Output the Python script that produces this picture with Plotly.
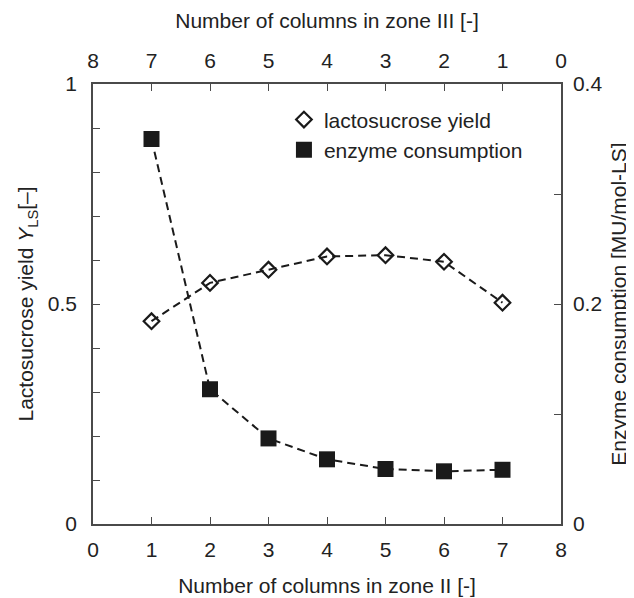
import plotly.graph_objects as go

zone2_cols = [1, 2, 3, 4, 5, 6, 7]
ls_yield = [0.461, 0.548, 0.578, 0.608, 0.611, 0.596, 0.503]
enzyme = [0.350, 0.1225, 0.0778, 0.0588, 0.050, 0.0479, 0.0493]

x_ticks = [0, 1, 2, 3, 4, 5, 6, 7, 8]
top_ticks = [8, 7, 6, 5, 4, 3, 2, 1, 0]
left_major = [0, 0.5, 1.0]
left_minor = [0.1, 0.2, 0.3, 0.4, 0.6, 0.7, 0.8, 0.9]
right_major = [0, 0.2, 0.4]
right_minor = [0.1, 0.3]

FONT = "Liberation Sans, Arial, sans-serif"
AX = "#4a4a4a"
TXT = "#222222"
DASH = "8px,5px"
FS = 21

fig = go.Figure()
fig.add_trace(go.Scatter(
    x=zone2_cols, y=ls_yield, name="lactosucrose yield", showlegend=False,
    mode="lines+markers",
    line=dict(color="#1a1a1a", width=2, dash=DASH),
    marker=dict(symbol="diamond-open", size=12, color="#1a1a1a", line=dict(width=2.2)),
    xaxis="x", yaxis="y",
))
fig.add_trace(go.Scatter(
    x=zone2_cols, y=enzyme, name="enzyme consumption", showlegend=False,
    mode="lines+markers",
    line=dict(color="#1a1a1a", width=2, dash=DASH),
    marker=dict(symbol="square", size=16, color="#1a1a1a"),
    xaxis="x", yaxis="y2",
))
# legend entries (marker only, as in the reference)
fig.add_trace(go.Scatter(
    x=[None], y=[None], name="lactosucrose yield", mode="markers",
    marker=dict(symbol="diamond-open", size=12, color="#1a1a1a", line=dict(width=2.2)),
    xaxis="x", yaxis="y",
))
fig.add_trace(go.Scatter(
    x=[None], y=[None], name="enzyme consumption", mode="markers",
    marker=dict(symbol="square", size=16, color="#1a1a1a"),
    xaxis="x", yaxis="y",
))
# invisible trace to anchor the top axis
fig.add_trace(go.Scatter(x=[8 - v for v in zone2_cols], y=ls_yield, mode="markers",
                         marker=dict(opacity=0), showlegend=False, hoverinfo="skip",
                         xaxis="x2", yaxis="y"))

common = dict(showgrid=False, zeroline=False, showline=True, linecolor=AX, linewidth=1.5,
              ticks="inside", ticklen=7, tickwidth=1.2, tickcolor=AX,
              tickfont=dict(family=FONT, size=FS, color=TXT))

def minor(vals):
    return dict(tickvals=vals, ticks="inside", ticklen=7, tickwidth=1.2, tickcolor=AX, showgrid=False)

fig.update_layout(
    width=634, height=598,
    margin=dict(l=85, r=81, t=76, b=68),
    paper_bgcolor="white", plot_bgcolor="white",
    font=dict(family=FONT, size=FS, color=TXT),
    showlegend=True,
    legend=dict(x=0.408, y=0.965, xanchor="left", yanchor="top",
                bgcolor="rgba(0,0,0,0)", font=dict(family=FONT, size=FS, color=TXT),
                itemwidth=30, tracegroupgap=0),
    xaxis=dict(range=[0, 8], tickvals=x_ticks, ticktext=[str(v) for v in x_ticks],
               ticklabelstandoff=6,
               title=dict(text="Number of columns in zone II [-]", font=dict(size=FS), standoff=18),
               **common),
    xaxis2=dict(range=[8, 0], overlaying="x", side="top", anchor="y",
                tickvals=top_ticks, ticktext=[str(v) for v in top_ticks],
                ticklabelstandoff=6,
                title=dict(text="Number of columns in zone III [-]", font=dict(size=FS), standoff=14),
                **common),
    yaxis=dict(range=[0, 1], tickvals=left_major, ticktext=["0", "0.5", "1"],
               minor=minor(left_minor), ticklabelstandoff=10,
               title=dict(text="Lactosucrose yield <i>Y</i><sub>LS</sub>[–]", font=dict(size=FS), standoff=8),
               **common),
    yaxis2=dict(range=[0, 0.4], overlaying="y", side="right", anchor="x",
                tickvals=right_major, ticktext=["0", "0.2", "0.4"],
                minor=minor(right_minor), ticklabelstandoff=6,
                title=dict(text="Enzyme consumption [MU/mol-LS]", font=dict(size=FS), standoff=10),
                **common),
)

fig.write_html("out.html")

=====

__Task directions__
Restate each line from the start of the listing through the line bearing "enzyme = [0.350, 0.1225, 0.0778, 0.0588, 0.050, 0.0479, 0.0493]" word for word. Drop the pictures.

__Worked solution__
Output the Python script that produces this picture with Plotly.
import plotly.graph_objects as go

zone2_cols = [1, 2, 3, 4, 5, 6, 7]
ls_yield = [0.461, 0.548, 0.578, 0.608, 0.611, 0.596, 0.503]
enzyme = [0.350, 0.1225, 0.0778, 0.0588, 0.050, 0.0479, 0.0493]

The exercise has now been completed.